3) Has anyone experienced problems with their Hard Disks after a Gen ?

From various pieces of information that has been posted here or on other systems 
as CIS, I seem to sense that CC3Disk.dr may be the other piece of the puzzle 
other than the hardware angle. I have ruled out RBF and other associated modules 
since from my experiences they work well with BBFHDISK.dr from B&B and to date 
have never exhibited the above symptoms like the Floppies.

I know that this may have been hashed out here before, but I have recently 
joined this news group and do not wish to bore anyone with old topics.
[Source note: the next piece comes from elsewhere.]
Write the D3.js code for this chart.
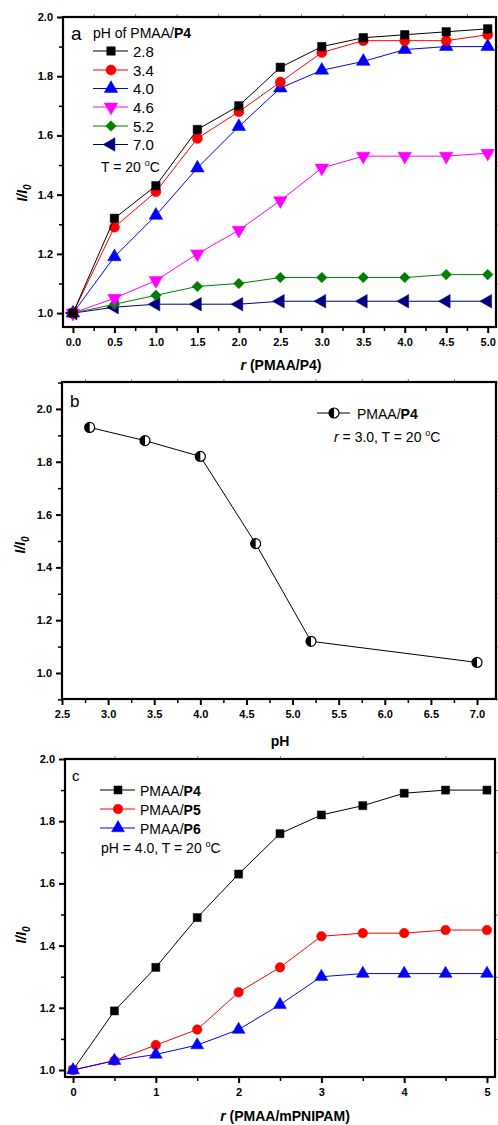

The topic 
however is quit interesting and a challenge to all of us.

John Akermanis

"If the shoe fits, It's ugly"

knudsen@ihlpl.ATT.COM (Knudsen) (11/16/88)

I haven't had BLOB problems, but I figured that was because I am
very conservative (read lazy and chicken) about making new
bootfiles.  However, sometime before I got my B&B I got a Sardis
no-halt controller.  Whatever else may be said about bugs
in its driver re interrupt handling, the fact is I never had trouble
with it, even when running for a while with the B&B, which
is supposed to be very dangerous.

When I heard about the Sardis SDISK3 incampatibility with B&B,
I just made a new boot with good old CC3DISK, and gave
up the no-halt feature (only bothers me when DSAVEing to
a floppy; otherwise I never use floppies anyway).
Yes, the Sardis works fine as a vanilla controller.

The bottom line is that with plain old CC3DISK (OK, a couple
little patches here and there) I get no problems with the
Sardis controller.  This makes me wonder about the RS controllers;
I think someone mentioned them as one of the things that don't
gate SCS- properly.  And since a FD controller actually does
weirder things with the Coco bus than an HD controller (!),
maybe that's the real weak spot.

How about it, folks?  Any correlation between BLOB grief and
RS -vs- non-RS FD controller?
-- 
Mike Knudsen  Bell Labs(AT&T)   att!ihlpl!knudsen
"Lawyers are like nuclear bombs and PClones.  Nobody likes them,
but the other guy's got one, so I better get one too."